Por: Alex Albuquerque
Mais de duzentos relatos de moradores da favela da Maré, no Rio de Janeiro, solicitam que a Justiça interceda contra operações policiais abusivas. Neste ano, 27 pessoas morreram em decorrência dessas ações
“Um dia, eu estava na escola, no pátio, fazendo educação física. Aí, de repente, o helicóptero passou dando tiro pra baixo. Todo mundo correu para o canto da arquibancada”, escreveu um garoto. Esse é o conteúdo de uma das mais de 200 cartas anônimas enviadas em 2019 para o Tribunal de Justiça do Rio de Janeiro por moradores da favela da Maré para denunciar os excessos da política de segurança do governador Wilson Witzel. Em todas elas, o que se lê são histórias de violência indiscriminada. Mais: pedem respeito à favela, às crianças e aos trabalhadores. Há demonstrações de medo. E de muita tristeza.
As cartas denunciam operações policiais em que agentes da lei entram nos barracos, sem mandato judicial, reviram tudo e agridem moradores, além de impedir o trânsito livre dentro das comunidades, inviabilizando o trabalho nas creches, escolas e postos de saúde. “A forma de bater na nossa residência já é assustadora, batem, quase derrubam a porta e fazem uma zona nas casas dos moradores que estão trabalhando. Até quando estamos em casa, somos reféns do esculacho que fazem com a gente que mora na favela”, registra um dos textos escritos pelas crianças e enviados ao Tribunal.
Escolas atacadas
No conjunto de favelas da Maré sobrevivem 147 mil pessoas, que solicitam socorro das autoridades desde junho de 2016, quando houve uma nefasta operação policial, no período noturno, no interior da comunidade. Uma fortuita ação do plantão judiciário impediu a continuidade desse tipo de procedimento. No ano seguinte, ocorreram 41 operações policiais cujas consequências foram vinte mortes. Os moradores entraram com uma ação civil pública para diminuir os danos causados durante as ações. Em 2018, as operações caíram pela metade, com 19 mortes. Esse ano, no entanto, o Tribunal decidiu suspender a ação argumentando que os governos democraticamente eleitos têm direito de definir suas políticas públicas de segurança, sem intervenção do Judiciário. Tragédia anunciada. No dia 6 de maio, oito jovens foram mortos com indícios de execução sumária na favela Conjunto Esperança.

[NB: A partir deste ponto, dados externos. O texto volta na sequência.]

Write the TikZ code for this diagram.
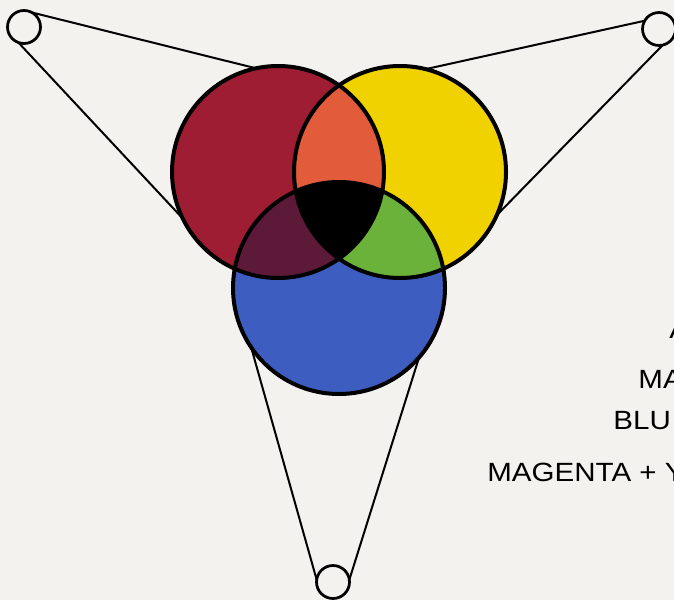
\documentclass[tikz,border=0pt]{standalone}
\usepackage{fontspec}
\setmainfont{Liberation Sans}
\usepackage{xcolor}
\usetikzlibrary{backgrounds}
\definecolor{paper}{HTML}{F4F2EE}
\definecolor{magentapaint}{HTML}{9E1D33}
\definecolor{yellowpaint}{HTML}{EFD200}
\definecolor{bluepaint}{HTML}{3D5EC0}
\definecolor{orangepaint}{HTML}{E25B3B}
\definecolor{plumpaint}{HTML}{5C1A38}
\definecolor{greenpaint}{HTML}{6AB23A}

\begin{document}
\begin{tikzpicture}[
    x=0.2mm, y=-0.2mm,
    disc/.style={circle, fill=#1, minimum size=42.4mm,
                 inner sep=0pt, outer sep=0pt},
    pulley/.style={circle, draw, line width=0.55mm, fill=paper,
                   minimum size=6.6mm, inner sep=0pt, outer sep=0pt},
    belt/.style={line width=0.4mm},
    rim/.style={line width=0.8mm},
    lettering/.style={anchor=west, inner sep=0pt, xscale=1.12,
                      transform shape, font=\fontsize{15}{17}\selectfont}
]
\useasboundingbox (0,0) rectangle (674,600);

\node[disc=magentapaint] (magentadisc) at (278,172) {};
\node[disc=yellowpaint] (yellowdisc) at (400,172) {};
\node[disc=bluepaint] (bluedisc) at (339,288) {};

\node[pulley] (pulleyL) at (24,27) {};
\node[pulley] (pulleyR) at (659,29) {};
\node[pulley] (pulleyB) at (333,582) {};

% belts behind the discs
\begin{pgfonlayer}{background}
\fill[paper] (0,0) rectangle (674,600);
\draw[belt] (pulleyL.62) -- (magentadisc.102.7);
\draw[belt] (pulleyL.250) -- (magentadisc.206.8);
\draw[belt] (pulleyR.150) -- (yellowdisc.76.6);
\draw[belt] (pulleyR.283) -- (yellowdisc.336.4);
\draw[belt] (pulleyB.172) -- (bluedisc.214.9);
\draw[belt] (pulleyB.8) -- (bluedisc.319.6);
\end{pgfonlayer}

% overlaps
\begin{scope}
\clip (magentadisc.center) circle[radius=106];
\fill[orangepaint] (yellowdisc.center) circle[radius=106];
\fill[plumpaint] (bluedisc.center) circle[radius=106];
\end{scope}
\begin{scope}
\clip (yellowdisc.center) circle[radius=106];
\fill[greenpaint] (bluedisc.center) circle[radius=106];
\clip (bluedisc.center) circle[radius=106];
\fill[black] (magentadisc.center) circle[radius=106];
\end{scope}

\foreach \d in {magentadisc, yellowdisc, bluedisc}
    \draw[rim] (\d.center) circle[radius=106];

\node[lettering] (textA) at (669,329) {A};
\node[lettering] (textMA) at (638,379) {MA};
\node[lettering] (textBLU) at (613,421) {BLU};
\node[lettering] (textMY) at (487,472) {MAGENTA + Y};
\end{tikzpicture}
\end{document}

A ONG Redes da Maré, que produz relatórios que notificam a Ouvidoria e a Defensoria Pública do estado, juntou as 200 cartas a um documento no qual acentua a importância de a Justiça rever sua decisão e tomar alguma medida que altere a forma de atuação das forças policiais. Segundo Lidiane Malanquini, do Eixo de Direito a Segurança Pública, “a Justiça não pode se restringir apenas a um diálogo entre moradores e a policia. É importante que todo o poder público se envolva na discussão sobre políticas de segurança”.
Cartas de crianças denunciam operações policiais em que agentes da lei entram nos barracos sem mandado, reviram tudo e agridem moradores
O governador Wilson Witzel demonstra postura rude e belicista, e sua política de segurança se baseia na lógica de guerra e no enfrentamento armado das organizações criminosas. Ao cercar os bandidos, acaba encurralando dentro de suas casas moradores que não têm nada a ver com práticas de crime. “Existem crianças e jovens dentro da comunidade que sonham em se formar médicos, advogados, professores, mas os sonhos são interrompidos quando as ações policiais impedem as aulas”, diz um trecho de outra carta.
Infelizmente, apesar de os juízes levarem a sério, como era de se esperar, todas as denúncias, o Poder Judiciário, em sua própria definição, pouco pode fazer – para atuar, ele precisa ser provocado. Tal provocação teria de vir da própria polícia (o que é óbvio que não acontecerá) ou do Ministério Público por meio de uma denúncia devidamente formalizada. Assim, os moradores, se não quiserem morrer em decorrência da violência de Estado, vão ter de entrar com outra ação. Enquanto isso, a favela da Maré continua diuturnamente à mercê de sua própria sorte.